# Spring Cobia



## emanuel (Apr 2, 2002)

Does anyone know about the spring migration/movement of cobia on the Atlantic Coast? I've heard they are fairly close to shore in the sping but I've never talked to anyone who knows for sure. I am hoping to catch my first this spring.


----------



## The Bucket (Mar 4, 2001)

E,

I don't have Cobia migration info in hand. You can find that info online, ask Kozlow for links, or resort to my reference book "Fishes of the Chesapeake Bay".

You can fish up my way - the Lower Chesapeake Bay, VA from late June through early August and have a good shot at a Lemon fish from either pier or boat. Latimer Shoals to Buckroe Pier & Bluefish Rock to Harrison's Pier. 

Rip Lemon Lips  

`bucket


----------



## Cdog (Mar 18, 2002)

Don't forget SeaGull.


----------



## The Bucket (Mar 4, 2001)

Cdog,

What is the CBBT/Seagull Pier info ? More details for P&S types would help so give it up HBD  

`bucket


----------



## Cdog (Mar 18, 2002)

This is JMHO so take it fer what its worth. Cobia from late May till end o Aug. Maybe later depent on water temps.

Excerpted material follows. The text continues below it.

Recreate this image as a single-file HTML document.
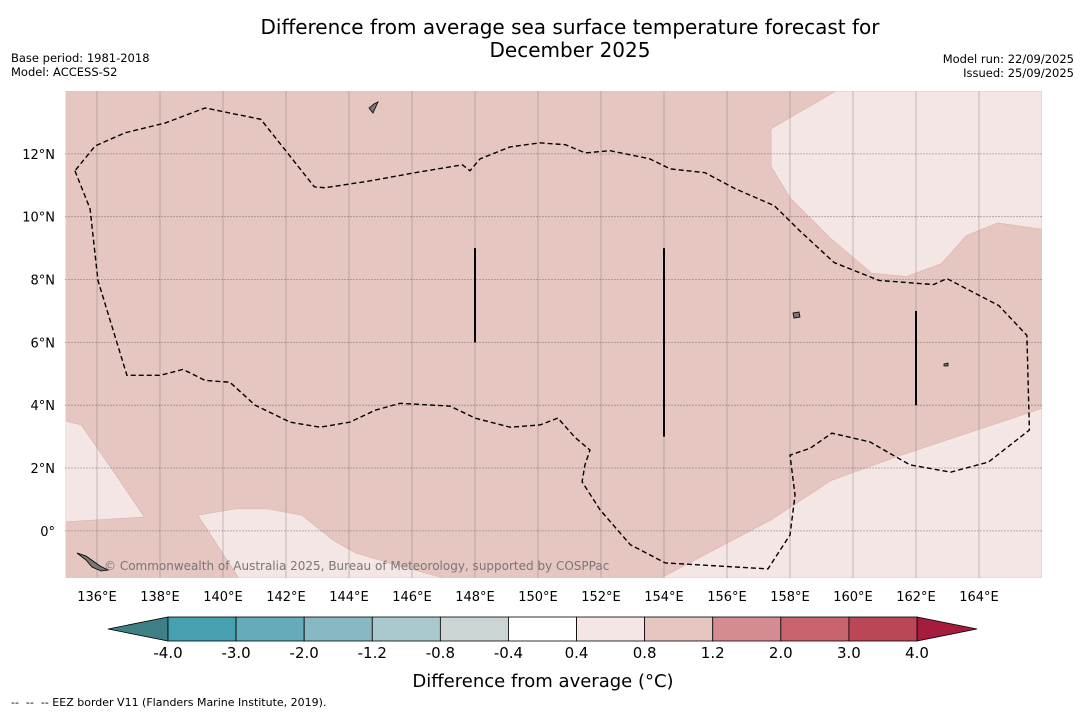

BTW anybody from Jacksonville? Lived on a house boat fer 3 yrs on th St Johns. That Is Jax right?


----------



## Kozlow (Oct 25, 2002)

http://www.vims.edu/adv/recreation/tag/cobia.html http://www.fish4fun.com/cobia.htm http://www.fishmanforecasting.com/species_profiles.html 
Looks like late march early april when the ideal temps reach 72+.
I have seen offshore reports that say their catching them in 67 to 69 degree temps now
just south of Sabastian Inlet.
Sounds like the migration is not that far off. http://www.nodc.noaa.gov/dsdt/wtg12.html 


Hope it helps
T<---->Lines

Kozlow


----------



## emanuel (Apr 2, 2002)

I was hoping to catch some of them in this area (SC/GA). I still travel to VA the visit my girlfriend but not often enough  
Perhaps I should travel down to Florida to tie into one of them?


----------